Mondelez will also be able to exploit opportunities to expand the brand’s UK retail presence, where Grenade’s Carb Killa bars outsell single Mars bars and hold a 44% market share in the protein category – three times more than the nearest competitor [IRI 52 w/e 24 January 2021].
“We don’t envisage a huge shift to our UK retail strategy,” added Barratt, who will retain a minority stake. “With that being said, there’s always room for improvement and it’s never tougher than at the top.
“As is our nature, we’re always looking to improve – whether it’s continual tweaks being made to products, behind the scenes, or elsewhere.
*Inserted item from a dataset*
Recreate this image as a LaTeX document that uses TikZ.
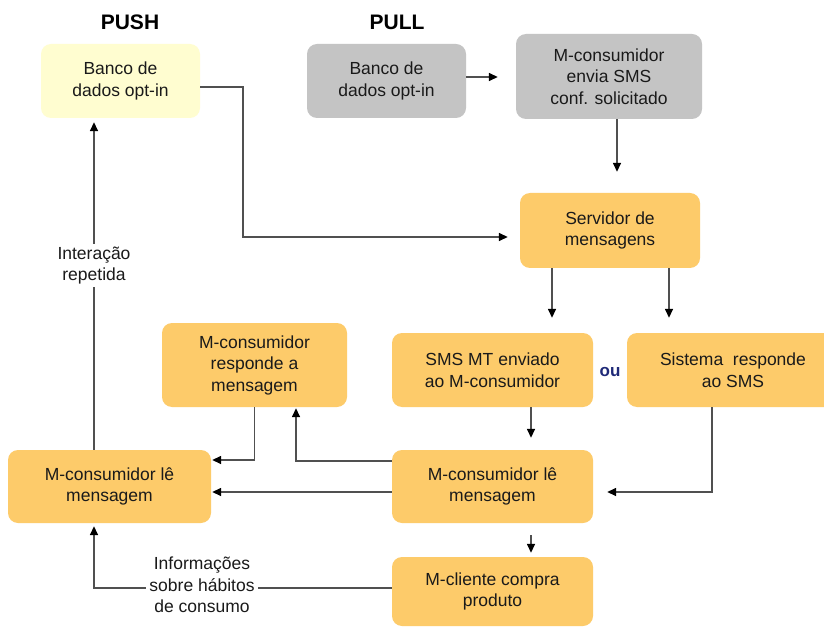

We can learn a lot from Mondelez International and vice-versa.”
Barratt said Grenade had weathered the coronavirus pandemic “surprisingly well”, with a consumer shift towards online seeing its e-commerce sales now accounting for 25% of the business.
The deal represents a handsome payday for former PE owner Lion Capital, which acquired Grenade from Grovepoint Capital for £72m in 2017.
However, previous attempts to sell Grenade in 2019 – in an auction run by investment bank Harris Williams – ended in failure.City sources told The Grocer that potential trade buyers had not been willing to meet Lion’s valuation expectations.
A dealmaker added this time round the transaction was struck following a bilateral discussion with Mondelez rather than a full competitive auction.
“Mondelez had a look at Grenade last time and turned it down,” the source said. “Either the valuation expectation went up from Mondelez or came down from Lion.”
The dealmaker added that the deal by Mondelez rival Ferrero for healthier snacking brand Eat Natural in December could have also acted as a trigger to spur the Cadbury owner back to the negotiating table.
“The protein bar market is extremely competitive,” the source said. “If you are big in confectionery and consumers are turning away from traditional chocolate in favour of protein bars that taste the same but have less calories, then you want exposure to that.
“Mondelez will have thought ‘this is a category we like, there is good growth there, it’s in snacking and there is no equivalent in our portfolio’.”